Investigation of passive control devices for potential application to a launch vehicle structure to reduce the interior noise levels during launch: Report for Stage 4, Tasks 1 and 2

摘要

The work completed in this stage involves the application of the tools developed in the previous stages to the Representative Small Launch Vehicle Fairing (RSLVF). An improved mathematical framework is developed for calculating the vibro-acoustic response of the system, which reduced the calculation time by approximately 50%. This faster technique was used to identify trends on an example problem of a rectangular cavity with a simply supported rectangular plate, which had tuned vibration dampers attached to the plate to reduce the sound transmission into the cavity. The results showed that for a fixed added mass to the plate, the greatest noise reduction was achieved by attaching a large number of light-weight tuned vibration dampers to the plate, compared to a small number of heavy-weight tuned vibration dampers attached to the plate. This also had the advantage that the noise reduction that was achieved was relatively insensitive to the location of the dampers on the plate. This method was also applied to the RSLVF and similar trends were identified as shown in the example problem of the rectangular cavity and plate.
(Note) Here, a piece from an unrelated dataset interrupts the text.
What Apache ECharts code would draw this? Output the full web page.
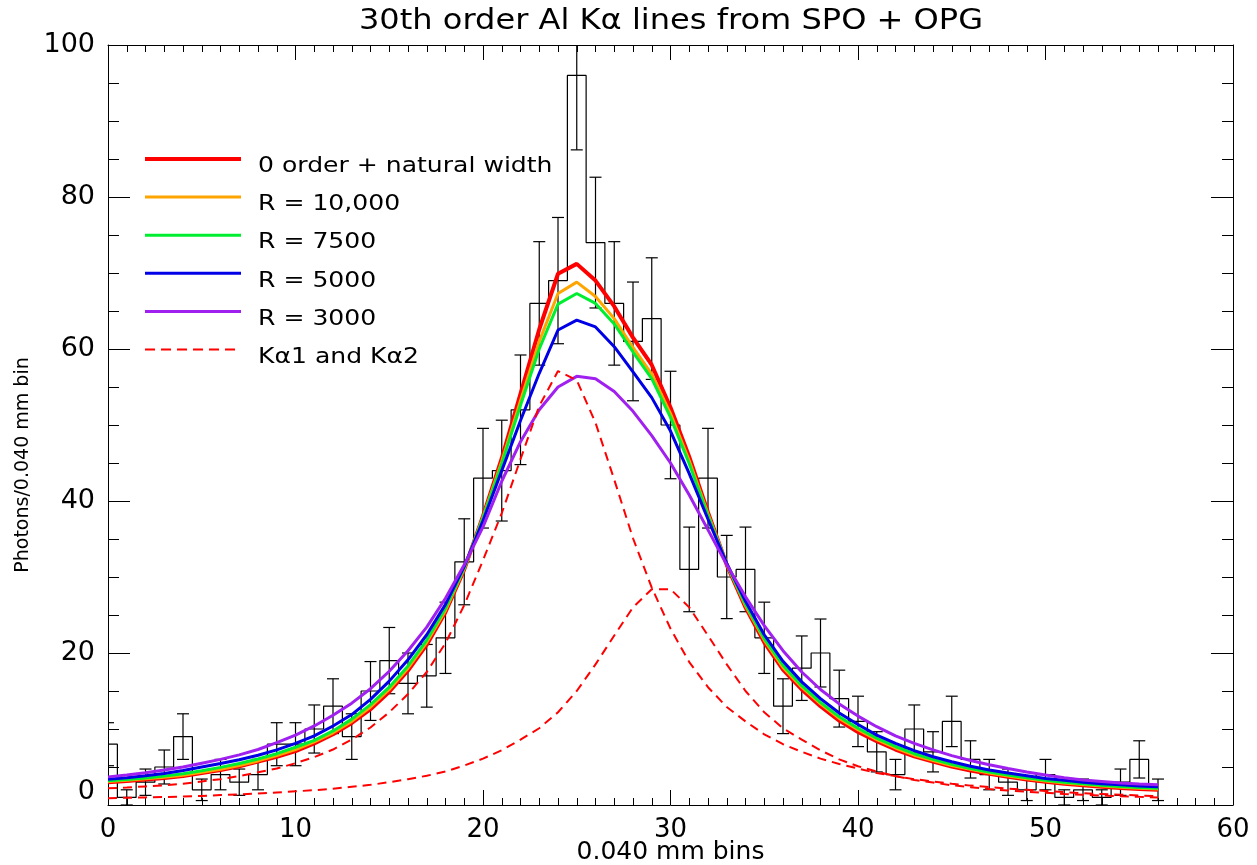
<!DOCTYPE html>
<html><head><meta charset="utf-8">
<script src="https://cdn.jsdelivr.net/npm/echarts@6/dist/echarts.min.js"></script>
<style>html,body{margin:0;padding:0;background:#fff}#c{width:1257px;height:865px}</style>
</head><body><div id="c"></div>
<script>
// ---- data ----
const bins = [0,1,2,3,4,5,6,7,8,9,10,11,12,13,14,15,16,17,18,19,20,21,22,23,24,25,26,27,28,29,30,31,32,33,34,35,36,37,38,39,40,41,42,43,44,45,46,47,48,49,50,51,52,53,54,55,56];
const counts = [8,1,3,5,9,2,4,3,4,8,8,10,13,9,15,19,16,17,22,32,43,44,52,66,69,96,74,66,61,64,50,31,43,30,31,22,13,18,20,14,11,7,4,10,7,11,6,4,3,2,4,1,2,1,3,6,2];
const zeroOrder = [3.0,3.15,3.35,3.55,3.8,4.2,4.6,5.1,5.7,6.35,7.1,8.1,9.3,10.8,12.6,14.9,17.7,21.1,25.4,31.0,38.0,45.6,54.1,62.6,69.9,71.2,69.0,65.6,61.5,57.9,52.3,45.8,38.5,31.6,26.0,21.4,17.8,15.2,13.0,11.1,9.6,8.4,7.3,6.4,5.7,5.05,4.55,4.1,3.7,3.35,3.05,2.8,2.6,2.4,2.25,2.1,2.0];
const r10000 = [3.1,3.25,3.45,3.65,3.9,4.3,4.7,5.2,5.8,6.5,7.3,8.3,9.5,11.0,12.9,15.2,18.0,21.4,25.6,31.1,37.9,45.2,53.2,61.0,67.3,68.8,66.9,64.0,60.2,56.7,51.5,45.3,38.3,31.7,26.2,21.7,18.1,15.5,13.3,11.4,9.9,8.6,7.5,6.55,5.85,5.2,4.7,4.2,3.8,3.45,3.15,2.9,2.7,2.5,2.35,2.2,2.1];
const r7500 = [3.2,3.35,3.55,3.8,4.1,4.5,4.95,5.45,6.05,6.75,7.6,8.5,9.75,11.3,13.2,15.5,18.3,21.7,25.9,31.2,37.8,44.9,52.6,60.0,65.9,67.3,66.0,63.3,59.6,56.1,51.0,44.9,38.1,31.7,26.4,21.9,18.4,15.7,13.5,11.6,10.1,8.8,7.7,6.75,6.0,5.35,4.8,4.35,3.95,3.6,3.25,3.0,2.8,2.6,2.45,2.3,2.2];
const r5000 = [3.4,3.6,3.85,4.15,4.55,5.0,5.45,5.95,6.55,7.25,8.1,9.1,10.4,11.9,13.9,16.3,19.1,22.4,26.4,31.4,37.4,44.0,50.6,56.8,62.5,63.8,62.9,60.3,57.0,53.6,49.2,43.6,37.6,31.8,26.8,22.4,18.9,16.2,14.0,12.1,10.6,9.2,8.1,7.15,6.35,5.7,5.1,4.6,4.2,3.85,3.5,3.25,3.0,2.8,2.65,2.5,2.4];
const r3000 = [3.7,3.95,4.25,4.6,5.0,5.5,6.0,6.6,7.3,8.2,9.2,10.4,11.8,13.4,15.3,17.6,20.3,23.4,27.2,31.6,36.6,42.6,47.8,52.0,55.0,56.4,56.1,54.4,51.8,48.6,45.0,40.8,36.2,31.6,27.4,23.6,20.3,17.5,15.2,13.3,11.7,10.3,9.1,8.1,7.25,6.5,5.85,5.3,4.8,4.35,3.95,3.6,3.3,3.1,2.9,2.75,2.65];
const ka1 = [2.2,2.3,2.45,2.6,2.8,3.1,3.4,3.8,4.3,4.8,5.5,6.3,7.3,8.6,10.2,12.2,14.6,17.5,21.3,26.3,32.2,38.4,45.5,52.5,57.1,55.9,50.3,42.8,35.1,28.6,23.2,18.8,15.5,12.9,11.0,9.3,8.0,7.0,6.1,5.4,4.8,4.2,3.8,3.4,3.1,2.8,2.55,2.35,2.15,2.0,1.85,1.7,1.55,1.45,1.35,1.25,1.15];
const ka2 = [0.9,0.95,1.0,1.05,1.12,1.2,1.3,1.4,1.5,1.65,1.8,1.95,2.15,2.4,2.65,3.0,3.4,3.85,4.4,5.2,6.1,7.2,8.6,10.1,12.2,15.0,18.5,22.3,26.0,28.4,28.4,26.0,22.3,18.5,15.0,12.2,10.1,8.6,7.2,6.0,5.1,4.4,3.8,3.3,2.95,2.6,2.35,2.1,1.9,1.75,1.6,1.45,1.35,1.25,1.15,1.07,1.0];
const xTicks = [0,10,20,30,40,50,60];
const yTicks = [0,20,40,60,80,100];
const titleText = '30th order Al K\u03b1 lines from SPO + OPG';
const legendNames = ['0 order + natural width','R = 10,000','R = 7500','R = 5000','R = 3000','K\u03b11 and K\u03b12'];
const colors = ['#ff0000','#ffa500','#00ee30','#0000e6','#a020f0','#ff0000'];

// ---- build ----
const pair = arr => bins.map((b,i)=>[b,arr[i]]);
const errData = bins.map((b,i)=>[b, counts[i]-Math.sqrt(counts[i]), counts[i]+Math.sqrt(counts[i])]);
const FONT = 'DejaVu Sans';

const chart = echarts.init(document.getElementById('c'), null, {renderer:'canvas'});
const axisCommon = {
  type:'value', min:0, splitLine:{show:false},
  axisLine:{show:true, onZero:false, lineStyle:{color:'#000', width:1}}
};
const series = [
  {name:'counts', type:'line', step:'middle', data:pair(counts), symbol:'none', lineStyle:{color:'#000', width:1.2}, z:2, silent:true},
  {name:'err', type:'custom', data:errData, clip:true, z:2, silent:true,
   renderItem(params, api){
     const x=api.value(0), lo=api.value(1), hi=api.value(2);
     const p1=api.coord([x,hi]), p2=api.coord([x,lo]); const hw=6;
     const st={stroke:'#000', lineWidth:1.2};
     return {type:'group', children:[
       {type:'line', shape:{x1:p1[0],y1:p1[1],x2:p2[0],y2:p2[1]}, style:st},
       {type:'line', shape:{x1:p1[0]-hw,y1:p1[1],x2:p1[0]+hw,y2:p1[1]}, style:st},
       {type:'line', shape:{x1:p2[0]-hw,y1:p2[1],x2:p2[0]+hw,y2:p2[1]}, style:st}
     ]};
   }},
];
const solid = [zeroOrder, r10000, r7500, r5000, r3000];
const widths = [4,3,3,3,3];
solid.forEach((arr,k)=>series.push({name:legendNames[k], type:'line', data:pair(arr), symbol:'none', lineStyle:{color:colors[k], width:widths[k]}, z:3+k, silent:true}));
[ka1, ka2].forEach((arr,k)=>series.push({name:k?'Ka2':'Ka1', type:'line', data:pair(arr), symbol:'none', lineStyle:{color:'#ff0000', width:2, type:[9,6]}, z:9, silent:true}));

// title and legend drawn as graphic text / lines
const graphics = [
  {type:'text', x:671, y:22, scaleX:1.145, originX:0, originY:0,
   style:{text:titleText, font:'28px "DejaVu Sans"', fill:'#000', textAlign:'center', textVerticalAlign:'middle'}, z:20}
];
legendNames.forEach((n,i)=>{
  const y = 159 + 38.1*i;
  graphics.push({type:'line', x:145, y:y, shape:{x1:0,y1:0,x2:96,y2:0},
    style:{stroke:colors[i], lineWidth:i===0?4:(i===5?2:3), lineDash:i===5?[10,6]:null}, z:20});
  graphics.push({type:'text', x:258, y:y+7.5, scaleX:1.14, originX:0, originY:0,
    style:{text:n, font:'22px "DejaVu Sans"', fill:'#000', textVerticalAlign:'middle', textAlign:'left'}, z:20});
});

chart.setOption({
  animation:false,
  backgroundColor:'#fff',
  grid:{left:108, right:24, top:45, bottom:60, containLabel:false, outerBoundsMode:'none'},
  xAxis:[
    Object.assign({}, axisCommon, {max:60, interval:10, position:'bottom',
      name:'0.040 mm bins', nameLocation:'middle', nameGap:35, nameMoveOverlap:false,
      nameTextStyle:{fontFamily:FONT, fontSize:25, color:'#000'},
      axisTick:{inside:true, length:15, lineStyle:{color:'#000'}},
      minorTick:{show:true, splitNumber:10, length:7, lineStyle:{color:'#000'}},
      axisLabel:{fontFamily:FONT, fontSize:26, color:'#000', margin:12}}),
    Object.assign({}, axisCommon, {max:60, interval:10, position:'top',
      axisTick:{inside:true, length:15, lineStyle:{color:'#000'}},
      minorTick:{show:true, splitNumber:10, length:7, lineStyle:{color:'#000'}},
      axisLabel:{show:false}})
  ],
  yAxis:[
    Object.assign({}, axisCommon, {max:100, interval:20, position:'left',
      name:'Photons/0.040 mm bin', nameLocation:'middle', nameGap:74, nameRotate:90,
      nameTextStyle:{fontFamily:FONT, fontSize:19, color:'#000', padding:[0,80,0,0]},
      axisTick:{inside:true, length:22, lineStyle:{color:'#000'}},
      minorTick:{show:true, splitNumber:4, length:11, lineStyle:{color:'#000'}},
      axisLabel:{fontFamily:FONT, fontSize:27, color:'#000', margin:13, verticalAlignMinLabel:'bottom'}}),
    Object.assign({}, axisCommon, {max:100, interval:20, position:'right',
      axisTick:{inside:true, length:22, lineStyle:{color:'#000'}},
      minorTick:{show:true, splitNumber:4, length:11, lineStyle:{color:'#000'}},
      axisLabel:{show:false}})
  ],
  series: series,
  graphic: graphics
});
</script></body></html>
The second task in this stage involved developing mathematical tools to analyse multiple degree of freedom tuned vibration dampers that are capable of transmitting both translational forces and rotational moments to the structure. Optimisations were conducted to determine the noise reduction that could be achieved with these multiple degree of freedom absorbers. The results showed that for the same added mass to the fairing, the same amount of noise reduction was obtained when 20 PVADs with multiple degrees of freedom, and 500 PVADs with a single degree of freedom were used. However, further investigation is required to assess the sensitivity of these solutions to variations in the acoustic excitation of the fairing, which is the subject of a future task in this project. It is hypothesised that the use of a large number of light-weight single degree of freedom absorbers will provide the most robust solution.